Spring is here and people everywhere are getting their hands dirty in the garden. It’s a great activity, and like every hobby our clients are involved in, it can come with unexpected expenses. Let’s talk about how to keep your gardening activities on budget.
- Get organized—start with an inventory what you have. If you packed up all of your gardening supplies a year or two ago, you may not remember which gardening tools and supplies you have on hand. Avoid buying the same thing twice by completing an inventory before you shop.
- Research carefully—the internet can teach you almost everything you need to know. Learn how to prune your trees yourself, and plan your garden without having to hire a professional. Our advice: start with YouTube; there’s a video for everything
- Get creative—you can recycle old junk into planters, or if you’ve got plastic food containers you’re about to throw away, wash then and consider using them to start your seeds, or use your empty egg cartons to start a dozen new plants. Pinterest is a great place to get ideas for how to upcycle waste into usable gardening supplies.
- Buy seeds—it’s cheaper to buy seeds and start them yourself than to buy seedlings. You can trade seeds with neighbors as well; get together and split up bulk seed purchases.
- Ask around—Nextdoor.com or Craigslist might have info about free local items you can take off of someone’s hands. Nextdoor is particularly great because you can ask your neighbors what grows well in your area, etc. If your neighborhood isn’t on Nextdoor yet, you can get together with some neighbors and start a Nextdoor page yourself.
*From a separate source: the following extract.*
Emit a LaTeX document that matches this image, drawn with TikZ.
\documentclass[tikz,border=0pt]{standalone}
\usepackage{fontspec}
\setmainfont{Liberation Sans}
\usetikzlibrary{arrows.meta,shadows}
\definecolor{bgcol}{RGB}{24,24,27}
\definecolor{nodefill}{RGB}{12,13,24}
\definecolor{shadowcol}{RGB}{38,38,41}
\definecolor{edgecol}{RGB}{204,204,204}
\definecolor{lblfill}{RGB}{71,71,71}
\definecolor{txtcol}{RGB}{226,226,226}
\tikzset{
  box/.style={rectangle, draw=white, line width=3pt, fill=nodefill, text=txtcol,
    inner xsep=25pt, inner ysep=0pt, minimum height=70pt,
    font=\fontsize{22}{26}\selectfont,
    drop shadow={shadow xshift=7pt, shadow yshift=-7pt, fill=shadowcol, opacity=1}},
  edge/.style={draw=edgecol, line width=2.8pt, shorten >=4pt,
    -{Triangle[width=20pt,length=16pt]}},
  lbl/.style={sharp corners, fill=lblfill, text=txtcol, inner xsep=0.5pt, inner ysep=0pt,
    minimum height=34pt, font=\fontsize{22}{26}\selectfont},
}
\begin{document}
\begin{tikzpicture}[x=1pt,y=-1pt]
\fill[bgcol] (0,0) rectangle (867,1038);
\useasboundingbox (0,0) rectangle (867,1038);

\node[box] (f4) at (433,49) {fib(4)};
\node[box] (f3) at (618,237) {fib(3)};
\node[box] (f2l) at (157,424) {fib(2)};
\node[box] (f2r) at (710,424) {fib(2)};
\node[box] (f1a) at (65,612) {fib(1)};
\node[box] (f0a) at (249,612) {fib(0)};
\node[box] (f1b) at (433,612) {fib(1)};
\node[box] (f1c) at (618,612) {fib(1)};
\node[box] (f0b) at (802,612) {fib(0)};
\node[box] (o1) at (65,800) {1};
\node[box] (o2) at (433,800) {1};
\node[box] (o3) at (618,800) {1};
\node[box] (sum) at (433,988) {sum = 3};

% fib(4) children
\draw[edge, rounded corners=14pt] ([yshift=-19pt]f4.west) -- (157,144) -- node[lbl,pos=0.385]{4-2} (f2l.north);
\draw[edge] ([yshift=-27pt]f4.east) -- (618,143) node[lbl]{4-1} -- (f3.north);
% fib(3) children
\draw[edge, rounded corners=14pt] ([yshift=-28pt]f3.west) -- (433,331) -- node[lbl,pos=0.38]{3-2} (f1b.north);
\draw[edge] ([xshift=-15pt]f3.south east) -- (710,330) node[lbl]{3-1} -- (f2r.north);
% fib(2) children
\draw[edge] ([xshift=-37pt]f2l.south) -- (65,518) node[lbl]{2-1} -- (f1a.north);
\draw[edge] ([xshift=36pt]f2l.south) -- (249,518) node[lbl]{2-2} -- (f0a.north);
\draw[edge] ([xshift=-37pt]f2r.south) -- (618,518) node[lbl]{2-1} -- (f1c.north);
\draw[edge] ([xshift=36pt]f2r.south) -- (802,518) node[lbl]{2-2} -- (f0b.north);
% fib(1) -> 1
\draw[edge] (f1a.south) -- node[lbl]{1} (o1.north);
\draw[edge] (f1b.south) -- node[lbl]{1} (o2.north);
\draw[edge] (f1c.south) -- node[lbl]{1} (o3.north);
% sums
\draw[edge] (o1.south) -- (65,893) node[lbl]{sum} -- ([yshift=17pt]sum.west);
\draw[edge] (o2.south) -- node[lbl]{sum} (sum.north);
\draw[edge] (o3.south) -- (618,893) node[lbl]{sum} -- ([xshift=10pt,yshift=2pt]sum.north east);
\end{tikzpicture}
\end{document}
- Garage Sales and Auctions—be on the lookout for estate sales or garage sales—gardening tools are the kinds of things that can last forever, and ceramic pots can be cleaned up and re-used. There’s little reason to buy new when shopping for planting gear.
- Get free compost—look into trading with your town’s yard waste collection for free compost. If your city doesn’t offer this, you can make your own compost inexpensively. First, see if your city offers a free composter. If not, you can make one from 5-gallon buckets rather than buy a composter. There are lots of good ideas online for getting started; visit the EPA’s site to learn more.
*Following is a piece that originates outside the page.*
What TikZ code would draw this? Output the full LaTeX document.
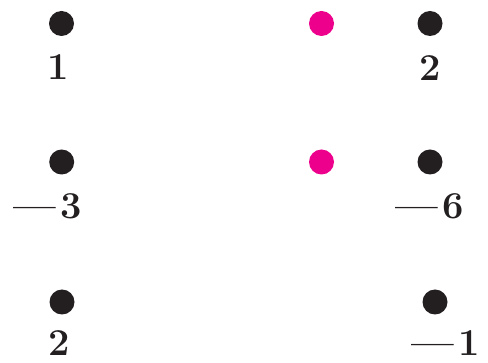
\documentclass[tikz,border=0pt]{standalone}
\definecolor{dotblack}{HTML}{231F20}
\definecolor{dotpink}{HTML}{EC008C}
\tikzset{
  dot/.style={circle,fill=#1,minimum size=25pt,inner sep=0pt},
  dot/.default=dotblack,
  lbl/.style={inner sep=0pt,text=dotblack,font=\fontsize{38}{40}\selectfont\bfseries}
}
\begin{document}
\begin{tikzpicture}[x=1pt,y=-1pt]
\useasboundingbox (0,0) rectangle (488,363);
% row 1
\node[dot] (d11) at (61.5,23.5) {};
\node[dot=dotpink] (p1) at (321.5,23.5) {};
\node[dot] (d12) at (430,23.5) {};
\node[lbl] (l11) at (58.5,67) {1};
\node[lbl] (l12) at (430.5,68.5) {2};
% row 2
\node[dot] (d21) at (61.7,162) {};
\node[dot=dotpink] (p2) at (321.5,162) {};
\node[dot] (d22) at (430,162) {};
\node[lbl] (l21) at (48,206) {---\kern4pt3};
\node[lbl] (l22) at (430,206) {---\kern4pt6};
% row 3
\node[dot] (d31) at (62,302) {};
\node[dot] (d32) at (435,302) {};
\node[lbl] (l31) at (59,343.5) {2};
\node[lbl] (l32) at (446,343.5) {---\kern4pt1};
\end{tikzpicture}
\end{document}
- Look into square foot gardening—it needs less water and results in less work for you, as weeds are kept to a minimum, fewer tools needed, etc. Learn more at org.
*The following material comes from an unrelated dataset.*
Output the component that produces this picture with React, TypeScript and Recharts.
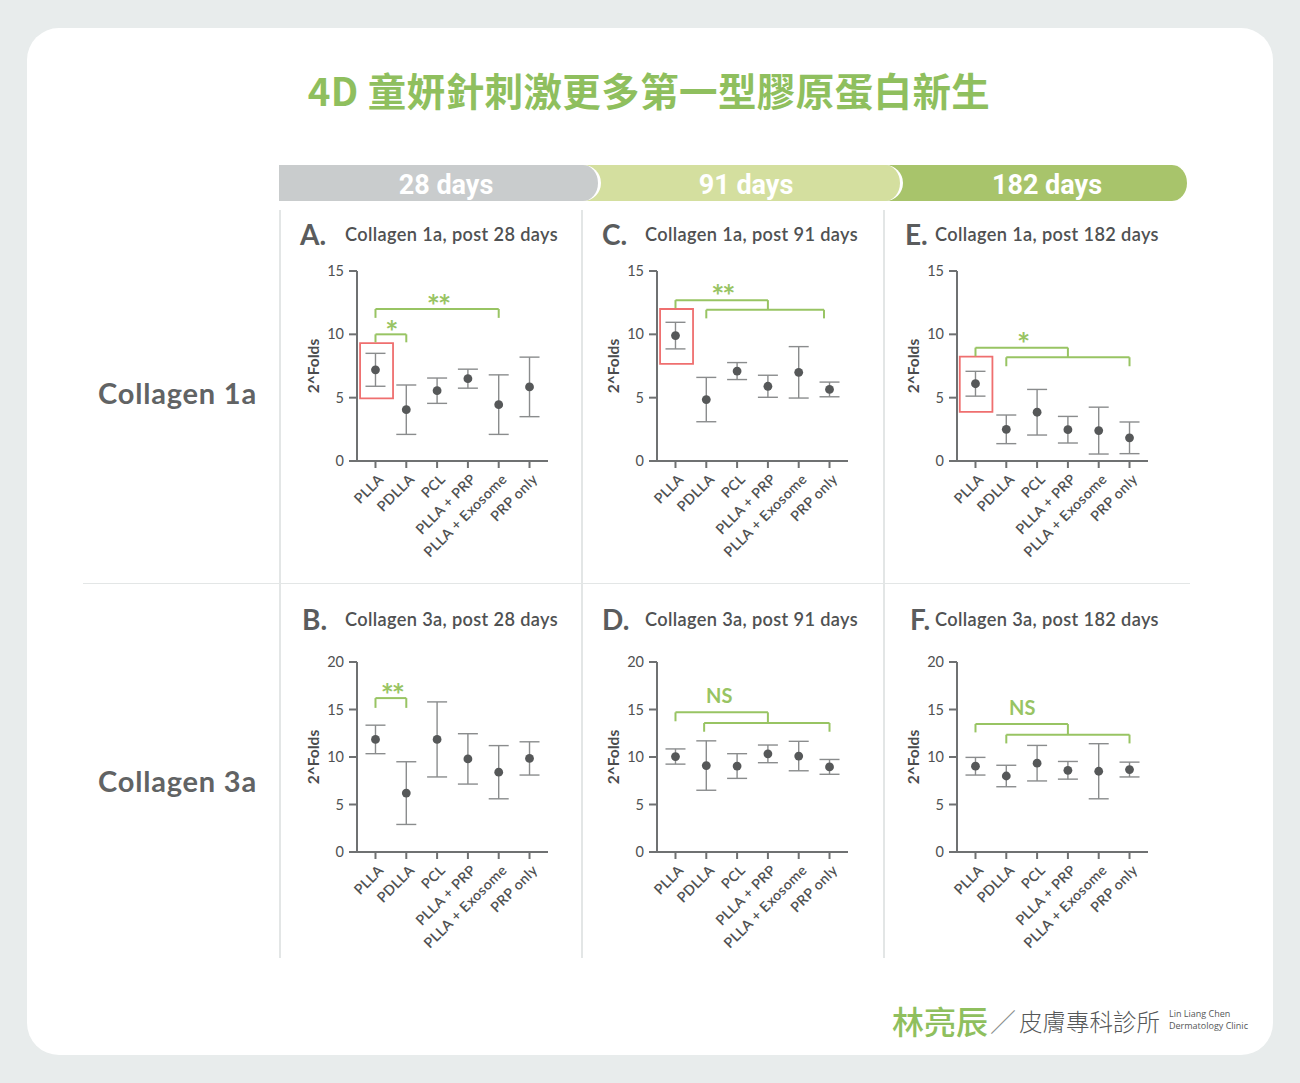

- Don’t be afraid to think small. If you’re new to gardening, don’t go all out your first year. Start with a small area or a single planter and get into the habit slowly. If you enjoy it and you have enough time for it, you can expand your garden next year. But in the short term, save money and time by dipping your toe in the water first.
- With trees, think long term. The benefits of a tree can last a lifetime, so the costs should be budgeted out over 10 years at least. That means a tree will be more expensive than the typical gardening purchase, so you will want to budget for it in advance. Do some homework about what kind of tree you’d like, what kind of maintenance it is going to need, and how big you can start. If you’re looking for fruit-bearing trees, start with the oldest tree you can buy so there are fewer years to wait before it bears fruit.
Gardening is a way of life for many people; there’s a lot of free information on the web about how to get started and how to save money while doing it.